> [SHORT PROBLEM]
Retype every line from the top of the entries down to the one with "import pandas as pd", both included, and skip the pictures.

-- begin INFORMATION PROVIDED --

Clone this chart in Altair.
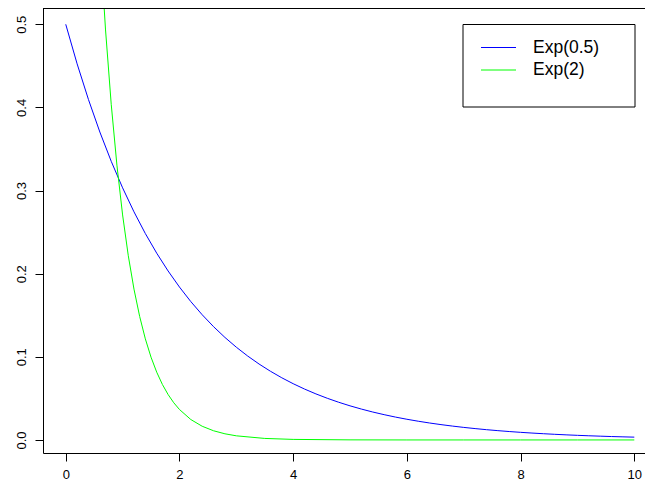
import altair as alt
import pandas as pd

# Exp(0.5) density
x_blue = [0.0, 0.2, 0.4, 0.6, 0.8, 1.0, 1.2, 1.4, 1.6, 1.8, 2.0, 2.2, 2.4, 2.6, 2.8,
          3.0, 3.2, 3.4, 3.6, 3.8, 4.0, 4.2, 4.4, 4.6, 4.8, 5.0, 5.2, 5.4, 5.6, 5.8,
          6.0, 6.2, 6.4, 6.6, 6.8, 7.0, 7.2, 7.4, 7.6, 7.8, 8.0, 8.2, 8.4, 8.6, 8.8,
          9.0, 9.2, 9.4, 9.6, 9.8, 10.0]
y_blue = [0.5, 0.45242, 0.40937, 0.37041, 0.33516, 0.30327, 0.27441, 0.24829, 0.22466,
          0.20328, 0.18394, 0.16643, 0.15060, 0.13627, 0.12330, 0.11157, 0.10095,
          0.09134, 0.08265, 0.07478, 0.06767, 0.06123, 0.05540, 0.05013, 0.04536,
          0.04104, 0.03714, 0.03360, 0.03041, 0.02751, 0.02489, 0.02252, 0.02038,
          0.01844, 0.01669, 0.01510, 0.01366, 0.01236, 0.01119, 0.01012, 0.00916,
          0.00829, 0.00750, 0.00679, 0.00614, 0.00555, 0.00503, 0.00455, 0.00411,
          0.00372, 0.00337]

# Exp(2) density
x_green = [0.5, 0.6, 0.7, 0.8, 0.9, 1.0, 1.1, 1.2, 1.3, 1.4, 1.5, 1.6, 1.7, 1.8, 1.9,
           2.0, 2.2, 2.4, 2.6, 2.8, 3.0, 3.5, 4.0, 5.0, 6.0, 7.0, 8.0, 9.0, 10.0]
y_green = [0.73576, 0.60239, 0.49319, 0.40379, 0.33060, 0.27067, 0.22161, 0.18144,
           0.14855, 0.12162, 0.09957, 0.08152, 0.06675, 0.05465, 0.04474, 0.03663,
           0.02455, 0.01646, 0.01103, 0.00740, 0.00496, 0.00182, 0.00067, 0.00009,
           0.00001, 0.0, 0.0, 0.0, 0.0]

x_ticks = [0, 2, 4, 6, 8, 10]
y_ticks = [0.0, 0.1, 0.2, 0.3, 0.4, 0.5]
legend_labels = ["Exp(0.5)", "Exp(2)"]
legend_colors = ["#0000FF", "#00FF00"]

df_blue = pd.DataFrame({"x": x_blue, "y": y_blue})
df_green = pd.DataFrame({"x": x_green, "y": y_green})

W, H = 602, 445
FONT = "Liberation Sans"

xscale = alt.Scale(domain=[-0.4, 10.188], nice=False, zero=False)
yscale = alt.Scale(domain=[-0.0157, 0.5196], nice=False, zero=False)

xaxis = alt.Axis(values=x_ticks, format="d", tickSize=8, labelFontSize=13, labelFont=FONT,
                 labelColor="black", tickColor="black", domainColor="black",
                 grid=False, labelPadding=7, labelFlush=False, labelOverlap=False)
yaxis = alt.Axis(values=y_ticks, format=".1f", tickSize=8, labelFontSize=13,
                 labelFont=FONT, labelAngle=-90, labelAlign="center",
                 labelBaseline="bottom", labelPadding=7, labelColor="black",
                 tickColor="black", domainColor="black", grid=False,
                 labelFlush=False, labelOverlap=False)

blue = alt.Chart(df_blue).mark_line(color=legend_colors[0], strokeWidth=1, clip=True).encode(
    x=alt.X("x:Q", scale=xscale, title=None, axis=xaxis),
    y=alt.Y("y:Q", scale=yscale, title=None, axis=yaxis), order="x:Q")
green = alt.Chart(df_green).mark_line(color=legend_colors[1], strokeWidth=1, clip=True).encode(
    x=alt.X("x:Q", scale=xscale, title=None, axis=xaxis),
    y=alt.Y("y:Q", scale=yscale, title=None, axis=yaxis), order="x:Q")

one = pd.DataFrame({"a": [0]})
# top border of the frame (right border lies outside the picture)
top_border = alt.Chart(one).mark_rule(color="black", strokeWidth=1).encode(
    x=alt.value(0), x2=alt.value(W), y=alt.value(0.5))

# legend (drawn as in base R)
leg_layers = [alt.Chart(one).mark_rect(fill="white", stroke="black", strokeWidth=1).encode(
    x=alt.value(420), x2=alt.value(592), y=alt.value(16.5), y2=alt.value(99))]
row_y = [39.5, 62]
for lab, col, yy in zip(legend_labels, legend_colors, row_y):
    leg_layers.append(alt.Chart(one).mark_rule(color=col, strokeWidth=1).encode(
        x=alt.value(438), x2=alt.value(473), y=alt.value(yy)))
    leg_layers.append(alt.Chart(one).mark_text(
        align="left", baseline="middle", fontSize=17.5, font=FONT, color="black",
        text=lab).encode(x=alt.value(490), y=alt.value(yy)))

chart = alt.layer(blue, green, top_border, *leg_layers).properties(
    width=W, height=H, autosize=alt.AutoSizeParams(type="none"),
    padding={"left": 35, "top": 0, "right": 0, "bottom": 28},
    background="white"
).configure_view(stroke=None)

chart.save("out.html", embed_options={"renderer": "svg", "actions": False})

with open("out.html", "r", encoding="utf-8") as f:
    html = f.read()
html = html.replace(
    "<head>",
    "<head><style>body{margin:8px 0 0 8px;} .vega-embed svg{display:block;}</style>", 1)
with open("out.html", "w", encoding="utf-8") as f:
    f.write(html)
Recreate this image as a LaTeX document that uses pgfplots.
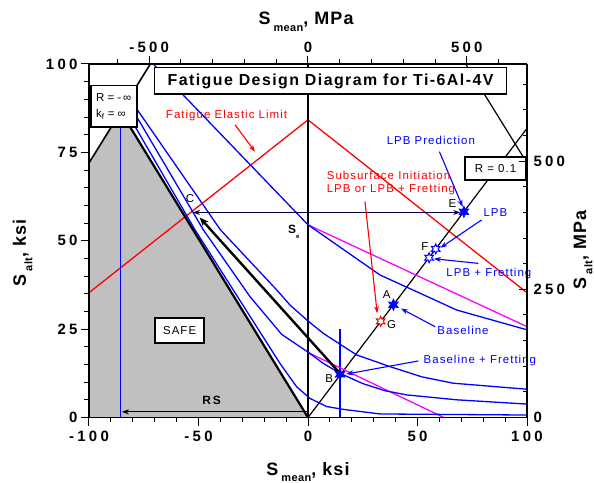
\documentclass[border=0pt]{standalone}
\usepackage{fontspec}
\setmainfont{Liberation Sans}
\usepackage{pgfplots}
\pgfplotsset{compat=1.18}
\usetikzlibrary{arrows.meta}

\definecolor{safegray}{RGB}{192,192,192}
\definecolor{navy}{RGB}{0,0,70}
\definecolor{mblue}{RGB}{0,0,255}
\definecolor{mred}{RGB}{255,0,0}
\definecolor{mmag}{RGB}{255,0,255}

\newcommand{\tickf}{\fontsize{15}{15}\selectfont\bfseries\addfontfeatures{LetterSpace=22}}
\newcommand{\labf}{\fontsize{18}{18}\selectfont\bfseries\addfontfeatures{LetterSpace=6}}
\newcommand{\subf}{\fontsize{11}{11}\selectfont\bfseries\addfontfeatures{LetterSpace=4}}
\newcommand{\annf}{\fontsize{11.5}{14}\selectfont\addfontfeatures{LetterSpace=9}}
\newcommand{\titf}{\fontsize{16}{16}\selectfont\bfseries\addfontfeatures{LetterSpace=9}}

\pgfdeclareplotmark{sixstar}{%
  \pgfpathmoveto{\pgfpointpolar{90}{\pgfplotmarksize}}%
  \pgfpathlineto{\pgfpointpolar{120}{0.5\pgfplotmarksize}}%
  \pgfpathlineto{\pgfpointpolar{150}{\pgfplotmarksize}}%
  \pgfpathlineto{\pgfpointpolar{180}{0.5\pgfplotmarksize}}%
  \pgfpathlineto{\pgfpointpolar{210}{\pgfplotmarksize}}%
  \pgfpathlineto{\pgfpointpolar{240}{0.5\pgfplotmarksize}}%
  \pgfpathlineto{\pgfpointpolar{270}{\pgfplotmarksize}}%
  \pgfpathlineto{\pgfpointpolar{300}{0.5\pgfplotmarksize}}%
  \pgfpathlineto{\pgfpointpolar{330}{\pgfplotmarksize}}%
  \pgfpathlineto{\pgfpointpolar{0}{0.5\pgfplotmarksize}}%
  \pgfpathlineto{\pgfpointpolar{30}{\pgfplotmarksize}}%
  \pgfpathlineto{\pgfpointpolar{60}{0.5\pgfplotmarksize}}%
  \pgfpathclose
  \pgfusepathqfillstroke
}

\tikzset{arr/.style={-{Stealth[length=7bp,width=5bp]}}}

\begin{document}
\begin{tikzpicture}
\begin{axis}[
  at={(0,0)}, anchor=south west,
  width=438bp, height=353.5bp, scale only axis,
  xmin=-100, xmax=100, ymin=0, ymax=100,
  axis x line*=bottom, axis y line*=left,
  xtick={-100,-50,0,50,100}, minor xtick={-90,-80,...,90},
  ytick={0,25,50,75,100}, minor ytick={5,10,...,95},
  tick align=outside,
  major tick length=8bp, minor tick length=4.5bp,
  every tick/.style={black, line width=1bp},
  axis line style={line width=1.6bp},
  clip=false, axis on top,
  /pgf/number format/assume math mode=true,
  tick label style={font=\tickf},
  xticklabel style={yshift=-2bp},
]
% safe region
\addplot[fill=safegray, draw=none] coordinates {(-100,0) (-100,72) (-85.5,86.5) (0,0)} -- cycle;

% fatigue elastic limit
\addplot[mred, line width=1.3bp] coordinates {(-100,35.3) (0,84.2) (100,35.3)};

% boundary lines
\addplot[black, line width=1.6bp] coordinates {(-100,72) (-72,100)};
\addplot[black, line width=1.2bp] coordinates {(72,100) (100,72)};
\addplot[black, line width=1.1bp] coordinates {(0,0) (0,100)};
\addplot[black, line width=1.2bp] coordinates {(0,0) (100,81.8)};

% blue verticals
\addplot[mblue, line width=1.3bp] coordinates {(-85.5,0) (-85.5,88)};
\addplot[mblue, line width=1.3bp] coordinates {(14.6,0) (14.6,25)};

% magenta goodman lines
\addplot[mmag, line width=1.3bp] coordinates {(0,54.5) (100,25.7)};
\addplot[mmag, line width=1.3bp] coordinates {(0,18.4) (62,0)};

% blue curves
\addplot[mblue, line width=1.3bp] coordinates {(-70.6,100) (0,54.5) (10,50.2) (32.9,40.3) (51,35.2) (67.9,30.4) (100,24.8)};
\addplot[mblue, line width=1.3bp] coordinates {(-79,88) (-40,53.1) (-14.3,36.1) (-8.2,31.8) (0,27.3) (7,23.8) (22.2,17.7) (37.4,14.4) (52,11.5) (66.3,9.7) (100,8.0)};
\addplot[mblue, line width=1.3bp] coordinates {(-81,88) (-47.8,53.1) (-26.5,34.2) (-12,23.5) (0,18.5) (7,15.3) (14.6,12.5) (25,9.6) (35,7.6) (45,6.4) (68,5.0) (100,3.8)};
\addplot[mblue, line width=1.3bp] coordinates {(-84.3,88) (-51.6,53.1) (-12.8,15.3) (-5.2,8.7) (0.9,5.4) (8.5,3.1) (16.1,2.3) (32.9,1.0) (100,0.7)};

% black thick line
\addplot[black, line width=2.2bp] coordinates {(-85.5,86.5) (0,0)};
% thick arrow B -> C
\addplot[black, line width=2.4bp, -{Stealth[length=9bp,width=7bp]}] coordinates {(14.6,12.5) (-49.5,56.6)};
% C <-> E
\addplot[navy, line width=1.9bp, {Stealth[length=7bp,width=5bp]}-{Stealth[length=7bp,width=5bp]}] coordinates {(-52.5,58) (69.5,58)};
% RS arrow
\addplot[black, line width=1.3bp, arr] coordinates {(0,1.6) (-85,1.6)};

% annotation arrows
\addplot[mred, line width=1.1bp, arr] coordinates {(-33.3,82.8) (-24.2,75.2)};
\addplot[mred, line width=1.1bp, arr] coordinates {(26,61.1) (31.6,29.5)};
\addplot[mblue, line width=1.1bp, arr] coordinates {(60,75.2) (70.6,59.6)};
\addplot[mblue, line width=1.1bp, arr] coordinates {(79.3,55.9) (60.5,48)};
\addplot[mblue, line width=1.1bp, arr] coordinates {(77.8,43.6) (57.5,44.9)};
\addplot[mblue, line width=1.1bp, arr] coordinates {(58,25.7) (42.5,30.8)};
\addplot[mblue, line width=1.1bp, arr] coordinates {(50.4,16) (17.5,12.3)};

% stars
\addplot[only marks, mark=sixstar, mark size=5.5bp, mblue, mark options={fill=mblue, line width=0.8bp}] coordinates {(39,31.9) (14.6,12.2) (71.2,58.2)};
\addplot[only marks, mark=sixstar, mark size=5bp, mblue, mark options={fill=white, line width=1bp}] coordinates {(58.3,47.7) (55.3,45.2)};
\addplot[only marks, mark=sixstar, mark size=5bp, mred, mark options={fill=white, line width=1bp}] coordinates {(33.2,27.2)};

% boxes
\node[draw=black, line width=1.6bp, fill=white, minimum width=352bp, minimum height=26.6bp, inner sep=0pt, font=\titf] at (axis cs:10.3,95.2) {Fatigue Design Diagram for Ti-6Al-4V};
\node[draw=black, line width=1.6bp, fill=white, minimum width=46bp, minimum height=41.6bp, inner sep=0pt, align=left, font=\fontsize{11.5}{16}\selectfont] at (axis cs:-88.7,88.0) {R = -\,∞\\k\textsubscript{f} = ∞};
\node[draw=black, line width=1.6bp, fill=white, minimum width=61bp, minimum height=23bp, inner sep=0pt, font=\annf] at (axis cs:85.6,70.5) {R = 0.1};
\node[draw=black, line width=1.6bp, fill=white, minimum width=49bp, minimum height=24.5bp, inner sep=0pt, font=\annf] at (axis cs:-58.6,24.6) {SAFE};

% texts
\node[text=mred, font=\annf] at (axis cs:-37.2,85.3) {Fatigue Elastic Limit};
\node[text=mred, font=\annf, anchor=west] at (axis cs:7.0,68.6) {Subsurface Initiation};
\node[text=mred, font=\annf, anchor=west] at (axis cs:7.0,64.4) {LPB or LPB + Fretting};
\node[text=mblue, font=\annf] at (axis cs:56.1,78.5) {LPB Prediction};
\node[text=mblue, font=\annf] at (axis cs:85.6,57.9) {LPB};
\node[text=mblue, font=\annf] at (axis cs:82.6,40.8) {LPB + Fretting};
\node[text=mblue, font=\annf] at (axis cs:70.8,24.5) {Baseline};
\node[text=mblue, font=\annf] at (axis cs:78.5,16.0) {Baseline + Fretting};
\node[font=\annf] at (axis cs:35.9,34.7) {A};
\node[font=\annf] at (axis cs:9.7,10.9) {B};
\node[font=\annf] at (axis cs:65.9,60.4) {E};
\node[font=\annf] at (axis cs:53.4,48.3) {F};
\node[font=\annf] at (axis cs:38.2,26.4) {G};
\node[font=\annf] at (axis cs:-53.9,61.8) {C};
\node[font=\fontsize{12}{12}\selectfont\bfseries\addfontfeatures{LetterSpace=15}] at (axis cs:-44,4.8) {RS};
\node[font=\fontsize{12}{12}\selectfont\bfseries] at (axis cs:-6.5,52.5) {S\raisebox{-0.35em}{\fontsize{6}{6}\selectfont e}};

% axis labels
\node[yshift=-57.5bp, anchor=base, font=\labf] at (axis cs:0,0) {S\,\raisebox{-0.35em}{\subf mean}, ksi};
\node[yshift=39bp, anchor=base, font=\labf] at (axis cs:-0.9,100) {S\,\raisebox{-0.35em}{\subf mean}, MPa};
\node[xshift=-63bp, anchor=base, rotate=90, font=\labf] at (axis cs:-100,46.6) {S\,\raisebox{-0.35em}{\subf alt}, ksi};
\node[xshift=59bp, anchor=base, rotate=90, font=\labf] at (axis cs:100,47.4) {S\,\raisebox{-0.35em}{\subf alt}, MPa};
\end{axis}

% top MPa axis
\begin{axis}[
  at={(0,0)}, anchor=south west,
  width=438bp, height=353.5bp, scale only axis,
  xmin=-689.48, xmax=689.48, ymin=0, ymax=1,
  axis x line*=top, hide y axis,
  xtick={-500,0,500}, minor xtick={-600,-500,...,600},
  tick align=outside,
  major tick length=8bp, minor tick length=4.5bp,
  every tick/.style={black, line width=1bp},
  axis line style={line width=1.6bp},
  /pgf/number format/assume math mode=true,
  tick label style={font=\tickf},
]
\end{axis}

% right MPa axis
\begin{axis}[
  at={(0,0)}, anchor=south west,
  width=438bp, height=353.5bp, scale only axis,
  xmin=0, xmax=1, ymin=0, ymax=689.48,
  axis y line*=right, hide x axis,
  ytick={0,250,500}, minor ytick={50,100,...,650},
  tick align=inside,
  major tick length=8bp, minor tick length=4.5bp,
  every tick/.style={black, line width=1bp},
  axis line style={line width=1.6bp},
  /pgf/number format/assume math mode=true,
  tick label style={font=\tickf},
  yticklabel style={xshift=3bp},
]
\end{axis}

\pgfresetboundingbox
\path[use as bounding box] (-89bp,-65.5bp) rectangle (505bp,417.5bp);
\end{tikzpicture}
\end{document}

-- end INFORMATION PROVIDED --

> [TASK SOLUTION]
Clone this chart in Altair.
import altair as alt
import pandas as pd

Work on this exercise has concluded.